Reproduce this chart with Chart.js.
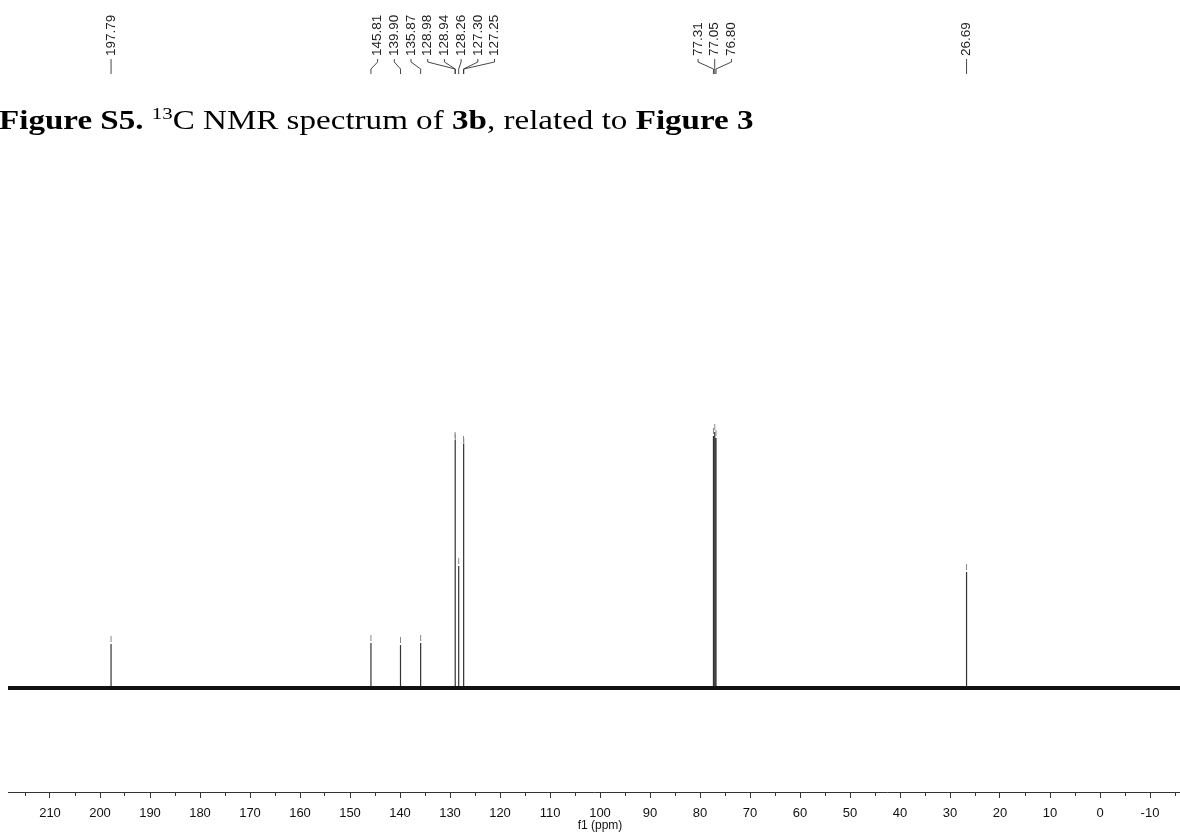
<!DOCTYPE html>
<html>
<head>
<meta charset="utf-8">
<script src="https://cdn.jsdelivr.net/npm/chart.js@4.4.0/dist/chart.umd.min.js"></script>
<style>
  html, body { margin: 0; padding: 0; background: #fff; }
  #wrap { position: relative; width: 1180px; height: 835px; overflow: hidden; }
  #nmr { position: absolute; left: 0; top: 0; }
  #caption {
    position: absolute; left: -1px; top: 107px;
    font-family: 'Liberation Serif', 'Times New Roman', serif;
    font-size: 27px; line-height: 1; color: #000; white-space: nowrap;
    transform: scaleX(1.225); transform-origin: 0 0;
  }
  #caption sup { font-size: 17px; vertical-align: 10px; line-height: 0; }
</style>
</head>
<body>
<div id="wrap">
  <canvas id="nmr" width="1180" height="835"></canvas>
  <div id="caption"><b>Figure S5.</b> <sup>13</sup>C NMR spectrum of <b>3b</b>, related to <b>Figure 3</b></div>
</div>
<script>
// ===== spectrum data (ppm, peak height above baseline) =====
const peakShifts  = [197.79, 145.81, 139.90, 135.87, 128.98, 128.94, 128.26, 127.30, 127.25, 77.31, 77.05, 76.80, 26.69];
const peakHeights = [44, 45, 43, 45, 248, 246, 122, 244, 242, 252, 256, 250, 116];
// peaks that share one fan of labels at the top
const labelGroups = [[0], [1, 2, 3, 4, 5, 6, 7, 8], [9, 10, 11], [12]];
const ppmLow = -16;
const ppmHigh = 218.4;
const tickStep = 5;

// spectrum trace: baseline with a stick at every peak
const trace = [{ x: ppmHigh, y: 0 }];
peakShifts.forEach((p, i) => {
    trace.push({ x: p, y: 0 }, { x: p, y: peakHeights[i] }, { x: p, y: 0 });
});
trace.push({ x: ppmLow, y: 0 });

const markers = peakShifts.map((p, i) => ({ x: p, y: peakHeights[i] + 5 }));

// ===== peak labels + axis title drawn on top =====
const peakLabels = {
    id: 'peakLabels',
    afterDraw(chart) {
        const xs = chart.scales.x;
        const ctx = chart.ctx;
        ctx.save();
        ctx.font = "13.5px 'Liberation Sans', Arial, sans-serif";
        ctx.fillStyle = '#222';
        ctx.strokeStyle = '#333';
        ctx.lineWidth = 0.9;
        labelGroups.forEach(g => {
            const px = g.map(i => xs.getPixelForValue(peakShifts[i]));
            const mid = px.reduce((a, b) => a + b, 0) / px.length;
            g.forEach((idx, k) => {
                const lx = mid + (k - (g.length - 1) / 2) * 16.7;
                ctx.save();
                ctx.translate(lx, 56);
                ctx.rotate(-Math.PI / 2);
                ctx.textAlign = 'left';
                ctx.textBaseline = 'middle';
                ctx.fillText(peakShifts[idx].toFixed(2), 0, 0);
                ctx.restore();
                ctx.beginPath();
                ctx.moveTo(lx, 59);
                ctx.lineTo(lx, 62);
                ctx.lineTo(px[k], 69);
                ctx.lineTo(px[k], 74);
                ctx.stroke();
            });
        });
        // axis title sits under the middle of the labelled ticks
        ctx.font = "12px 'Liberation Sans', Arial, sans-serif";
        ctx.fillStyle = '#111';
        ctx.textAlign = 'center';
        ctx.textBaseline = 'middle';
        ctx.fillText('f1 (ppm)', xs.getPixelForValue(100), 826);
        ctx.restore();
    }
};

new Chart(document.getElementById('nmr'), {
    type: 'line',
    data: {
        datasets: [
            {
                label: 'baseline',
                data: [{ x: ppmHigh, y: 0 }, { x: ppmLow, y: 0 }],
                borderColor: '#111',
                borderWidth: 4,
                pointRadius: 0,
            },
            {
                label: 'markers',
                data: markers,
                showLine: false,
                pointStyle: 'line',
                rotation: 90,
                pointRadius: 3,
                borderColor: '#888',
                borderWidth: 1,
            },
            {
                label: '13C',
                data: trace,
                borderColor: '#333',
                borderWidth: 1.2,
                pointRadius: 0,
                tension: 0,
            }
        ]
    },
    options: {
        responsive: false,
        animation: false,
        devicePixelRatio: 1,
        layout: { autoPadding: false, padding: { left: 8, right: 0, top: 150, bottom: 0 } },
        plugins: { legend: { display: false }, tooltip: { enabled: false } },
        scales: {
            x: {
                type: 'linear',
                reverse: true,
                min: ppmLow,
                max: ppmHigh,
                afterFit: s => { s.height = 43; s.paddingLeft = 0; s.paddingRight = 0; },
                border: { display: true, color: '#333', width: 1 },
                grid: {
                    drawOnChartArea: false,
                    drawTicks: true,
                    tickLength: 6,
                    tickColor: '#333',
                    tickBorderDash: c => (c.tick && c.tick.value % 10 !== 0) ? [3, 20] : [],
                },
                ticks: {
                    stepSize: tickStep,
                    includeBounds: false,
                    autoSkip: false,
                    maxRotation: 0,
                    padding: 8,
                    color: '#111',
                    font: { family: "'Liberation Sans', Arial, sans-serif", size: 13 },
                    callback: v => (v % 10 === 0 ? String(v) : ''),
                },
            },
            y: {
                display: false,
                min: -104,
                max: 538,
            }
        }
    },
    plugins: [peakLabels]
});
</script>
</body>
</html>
-----
#### [PROBLEM STATEMENT]
Output each line exactly; omit every picture.

#### [FULL RESPONSE]
Reproduce this chart with Chart.js.
<!DOCTYPE html>
<html>
<head>
<meta charset="utf-8">
<script src="https://cdn.jsdelivr.net/npm/chart.js@4.4.0/dist/chart.umd.min.js"></script>
<style>
  html, body { margin: 0; padding: 0; background: #fff; }
  #wrap { position: relative; width: 1180px; height: 835px; overflow: hidden; }
  #nmr { position: absolute; left: 0; top: 0; }
  #caption {
    position: absolute; left: -1px; top: 107px;
    font-family: 'Liberation Serif', 'Times New Roman', serif;
    font-size: 27px; line-height: 1; color: #000; white-space: nowrap;
    transform: scaleX(1.225); transform-origin: 0 0;
  }
  #caption sup { font-size: 17px; vertical-align: 10px; line-height: 0; }
</style>
</head>
<body>
<div id="wrap">
  <canvas id="nmr" width="1180" height="835"></canvas>
  <div id="caption"><b>Figure S5.</b> <sup>13</sup>C NMR spectrum of <b>3b</b>, related to <b>Figure 3</b></div>
</div>
<script>
// ===== spectrum data (ppm, peak height above baseline) =====
const peakShifts  = [197.79, 145.81, 139.90, 135.87, 128.98, 128.94, 128.26, 127.30, 127.25, 77.31, 77.05, 76.80, 26.69];
const peakHeights = [44, 45, 43, 45, 248, 246, 122, 244, 242, 252, 256, 250, 116];
// peaks that share one fan of labels at the top
const labelGroups = [[0], [1, 2, 3, 4, 5, 6, 7, 8], [9, 10, 11], [12]];
const ppmLow = -16;
const ppmHigh = 218.4;
const tickStep = 5;

// spectrum trace: baseline with a stick at every peak
const trace = [{ x: ppmHigh, y: 0 }];
peakShifts.forEach((p, i) => {
    trace.push({ x: p, y: 0 }, { x: p, y: peakHeights[i] }, { x: p, y: 0 });
});
trace.push({ x: ppmLow, y: 0 });

const markers = peakShifts.map((p, i) => ({ x: p, y: peakHeights[i] + 5 }));

// ===== peak labels + axis title drawn on top =====
const peakLabels = {
    id: 'peakLabels',
    afterDraw(chart) {
        const xs = chart.scales.x;
        const ctx = chart.ctx;
        ctx.save();
        ctx.font = "13.5px 'Liberation Sans', Arial, sans-serif";
        ctx.fillStyle = '#222';
        ctx.strokeStyle = '#333';
        ctx.lineWidth = 0.9;
        labelGroups.forEach(g => {
            const px = g.map(i => xs.getPixelForValue(peakShifts[i]));
            const mid = px.reduce((a, b) => a + b, 0) / px.length;
            g.forEach((idx, k) => {
                const lx = mid + (k - (g.length - 1) / 2) * 16.7;
                ctx.save();
                ctx.translate(lx, 56);
                ctx.rotate(-Math.PI / 2);
                ctx.textAlign = 'left';
                ctx.textBaseline = 'middle';
                ctx.fillText(peakShifts[idx].toFixed(2), 0, 0);
                ctx.restore();
                ctx.beginPath();
                ctx.moveTo(lx, 59);
                ctx.lineTo(lx, 62);
                ctx.lineTo(px[k], 69);
                ctx.lineTo(px[k], 74);
                ctx.stroke();
            });
        });
        // axis title sits under the middle of the labelled ticks
        ctx.font = "12px 'Liberation Sans', Arial, sans-serif";
        ctx.fillStyle = '#111';
        ctx.textAlign = 'center';
        ctx.textBaseline = 'middle';
        ctx.fillText('f1 (ppm)', xs.getPixelForValue(100), 826);
        ctx.restore();
    }
};

new Chart(document.getElementById('nmr'), {
    type: 'line',
    data: {
        datasets: [
            {
                label: 'baseline',
                data: [{ x: ppmHigh, y: 0 }, { x: ppmLow, y: 0 }],
                borderColor: '#111',
                borderWidth: 4,
                pointRadius: 0,
            },
            {
                label: 'markers',
                data: markers,
                showLine: false,
                pointStyle: 'line',
                rotation: 90,
                pointRadius: 3,
                borderColor: '#888',
                borderWidth: 1,
            },
            {
                label: '13C',
                data: trace,
                borderColor: '#333',
                borderWidth: 1.2,
                pointRadius: 0,
                tension: 0,
            }
        ]
    },
    options: {
        responsive: false,
        animation: false,
        devicePixelRatio: 1,
        layout: { autoPadding: false, padding: { left: 8, right: 0, top: 150, bottom: 0 } },
        plugins: { legend: { display: false }, tooltip: { enabled: false } },
        scales: {
            x: {
                type: 'linear',
                reverse: true,
                min: ppmLow,
                max: ppmHigh,
                afterFit: s => { s.height = 43; s.paddingLeft = 0; s.paddingRight = 0; },
                border: { display: true, color: '#333', width: 1 },
                grid: {
                    drawOnChartArea: false,
                    drawTicks: true,
                    tickLength: 6,
                    tickColor: '#333',
                    tickBorderDash: c => (c.tick && c.tick.value % 10 !== 0) ? [3, 20] : [],
                },
                ticks: {
                    stepSize: tickStep,
                    includeBounds: false,
                    autoSkip: false,
                    maxRotation: 0,
                    padding: 8,
                    color: '#111',
                    font: { family: "'Liberation Sans', Arial, sans-serif", size: 13 },
                    callback: v => (v % 10 === 0 ? String(v) : ''),
                },
            },
            y: {
                display: false,
                min: -104,
                max: 538,
            }
        }
    },
    plugins: [peakLabels]
});
</script>
</body>
</html>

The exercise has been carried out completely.